We can imagine circular light as a combination of two rotating vectors moving through space: the electric field vector that´s rotating together in sync with the magnetic field vector. As the vector rotates doesn´t it take some velocity away from the propagating speed? In other words doesn't circular light propagate a very bit less than the speed of light?
Vector plots like this
should not be shown to students. Some falsely begin to believe, that the blue line actually represents something in real space. That is not true.
So what is shown here? This is, in fact, a snapshot of a single moment in time. I have arbitrarily chosen a convention (let me stress arbitrarily again), where I represent the electric field at a point by an arrow, which starts at that point and extends in the direction of the electric field to a length, proportional to the magnitude of the field. The proportionality between the length of the arrow and the magnitude of the field is again arbitrarily chosen by me. There is no physical significance behind it, thus there is no physical significance behind the blue line. The only motion of a photon is along the red line.
Still not convinced? I can freely change my convention and have the mid-point of every arrow placed at the point where I want to show the field. Then the above plot would transform to something like this:
Now the length of the blue line has changed, although nothing has changed about the distribution of the E-field. It's still the same wave. Same speed.
I can just as well adopt a convention, where the field at a given point is shown by an arrow, whose arrowhead is at that point, like so:
There is no longer a helix traced out. No spiral motion to take away from the speed of a photon.
The last plot is in no way better or worse than the first two. There exists no special rule, that the tail of the arrow absolutely must start at the point, at which we wish to represent the field.

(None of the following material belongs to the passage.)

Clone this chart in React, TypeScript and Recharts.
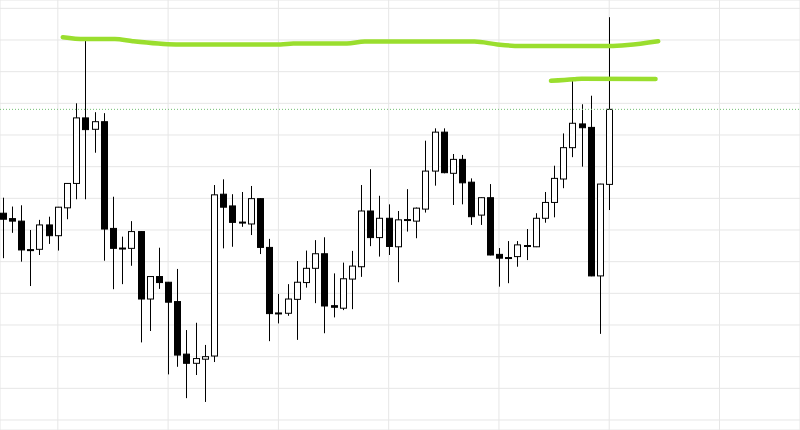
import React from 'react';
import { ComposedChart, Bar, Line, XAxis, YAxis, CartesianGrid, ReferenceLine } from 'recharts';

const opens = [75.3,73.6,72.8,63.8,63.9,71.6,68.2,77.0,84.7,105.4, 101.8,104.2,70.5,64.3,64.2,69.5,48.2,55.3,53.5,47.4, 30.8,27.9,29.2,30.2,81.3,77.6,72.5,71.9,79.9,64.5, 43.8,43.7,48.1,53.4,57.9,62.5,46.1,45.3,54.5,58.4, 76.0,67.6,73.7,64.7,73.2,72.8,76.6,88.6,100.9,87.9, 92.3,85.1,74.7,80.2,62.3,61.3,61.6,65.0,64.7,73.7, 78.7,86.1,96.0,103.5,102.4,55.5,84.4];
const highs = [80.2,77.4,77.8,70.0,73.2,74.2,77.3,84.8,110.0,130.0, 107.2,106.9,80.5,67.9,72.8,69.6,55.4,64.4,53.6,57.7, 38.4,40.7,33.7,84.2,86.0,81.3,82.0,83.9,80.0,67.2, 49.8,52.9,60.2,63.5,66.8,67.7,56.3,59.7,63.4,84.2, 89.2,80.8,78.1,76.0,82.9,77.1,98.2,102.1,102.1,94.0, 93.7,86.3,80.3,84.5,64.3,66.5,66.5,70.3,75.3,82.0, 90.3,100.5,117.1,109.7,112.4,84.6,137.2];
const lows = [61.1,69.1,60.0,52.3,62.1,65.6,63.5,73.4,79.7,79.7, 94.4,60.3,51.3,52.9,58.7,34.5,38.1,51.4,24.4,26.8, 16.9,24.2,15.7,28.3,64.2,64.7,71.0,68.4,62.4,34.9, 40.5,42.9,35.3,51.8,46.9,37.4,42.4,44.7,45.0,55.2, 64.9,61.6,62.1,53.5,69.5,67.4,75.5,84.0,87.9,77.9, 78.1,71.6,71.6,62.0,52.1,53.2,58.4,60.5,64.6,72.3, 74.0,83.2,93.0,90.0,55.4,37.2,76.3];
const closes = [73.4,72.8,63.7,63.6,71.6,68.2,77.2,84.7,105.4,101.7, 104.2,70.3,64.2,64.2,69.5,48.2,55.3,53.4,47.2,30.5, 27.9,29.4,30.0,81.1,77.2,72.4,72.3,79.9,64.5,43.6, 43.7,48.2,53.5,57.9,62.5,46.0,45.6,54.6,58.6,76.0, 67.6,73.7,64.8,73.2,73.3,76.9,88.6,100.9,88.1,92.3, 84.9,74.2,80.2,62.1,61.1,61.2,65.3,65.1,73.7,78.7, 86.3,96.0,103.7,102.3,55.5,84.5,108.1];

const trend1Idx = [6.54, 8.87, 12.2, 14.15, 18.86, 30.24, 31.63, 37.46, 39.4, 51.34, 53.83, 56.33, 66.05, 68.0, 71.33];
const trend1Val = [130.9, 130.3, 130.3, 129.6, 128.6, 128.6, 128.9, 128.9, 129.5, 129.5, 128.6, 128.1, 128.1, 128.4, 129.6];
const trend2Idx = [59.66, 62.17, 62.99, 71.04];
const trend2Val = [117.1, 117.6, 117.8, 117.7];

const levelValue = 108.1;
const priceTicks = [10, 20, 30, 40, 50, 60, 70, 80, 90, 100, 110, 120, 130, 140];
const timeTicks = [6, 18, 30, 42, 54, 66, 78];
const xDomain: [number, number] = [-0.294, 86.76];
const yDomain: [number, number] = [6.84, 142.63];

const candles = opens.map((o, i) => ({ i, o, h: highs[i], l: lows[i], c: closes[i] }));
const trend1 = trend1Idx.map((i, k) => ({ i, v: trend1Val[k] }));
const trend2 = trend2Idx.map((i, k) => ({ i, v: trend2Val[k] }));

const Candle = (props: any) => {
  const { x, y, width, height, payload } = props;
  if (!payload || height == null) return null;
  const { o, h, l, c } = payload;
  const cx = Math.round(x + width / 2);
  const range = h - l || 1;
  const toY = (v: number) => y + ((h - v) / range) * height;
  const top = toY(Math.max(o, c));
  const bot = toY(Math.min(o, c));
  const bh = Math.max(bot - top, 1);
  const bear = c < o;
  return (
    <g>
      <line x1={cx + 0.5} x2={cx + 0.5} y1={y} y2={y + height} stroke="#000" strokeWidth={1} />
      <rect x={cx - 2.5} y={top} width={6} height={bh} fill={bear ? '#000' : '#fff'} stroke="#000" strokeWidth={1} />
    </g>
  );
};

export default function App() {
  return (
    <div style={{ position: 'absolute', left: 0, top: 0, width: 800, height: 430, background: '#fff' }}>
      <ComposedChart width={800} height={430} data={candles} margin={{ top: 0, right: 0, bottom: 0, left: 0 }}>
        <CartesianGrid stroke="#e6e6e6" strokeWidth={1} />
        <XAxis type="number" dataKey="i" domain={xDomain} ticks={timeTicks} allowDataOverflow hide />
        <YAxis type="number" domain={yDomain} ticks={priceTicks} allowDataOverflow hide />
        <ReferenceLine y={levelValue} stroke="#6fbf6f" strokeDasharray="1 2" strokeWidth={1} />
        <Bar dataKey={(d: any) => [d.l, d.h]} barSize={6} shape={<Candle />} isAnimationActive={false} />
        <Line data={trend1} dataKey="v" type="monotone" stroke="#9ade2e" strokeWidth={4.5} strokeLinecap="round" dot={false} activeDot={false} isAnimationActive={false} />
        <Line data={trend2} dataKey="v" type="monotone" stroke="#9ade2e" strokeWidth={4.5} strokeLinecap="round" dot={false} activeDot={false} isAnimationActive={false} />
      </ComposedChart>
    </div>
  );
}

The 2nd and 3rd plots are just as valid.
Finally, here's how a propagating circular-polarized wave looks like:
It is, essentially, moving as a whole, so again, there isn't some spinning motion to take away from the speed of the wavefront.
Circularly polarised light can be thought of as the sum of two linearly polarised beams which are at right angles to one another and ninety degrees out of phase.
The linearly polarised beams components travel as the same speed as each other and their sum.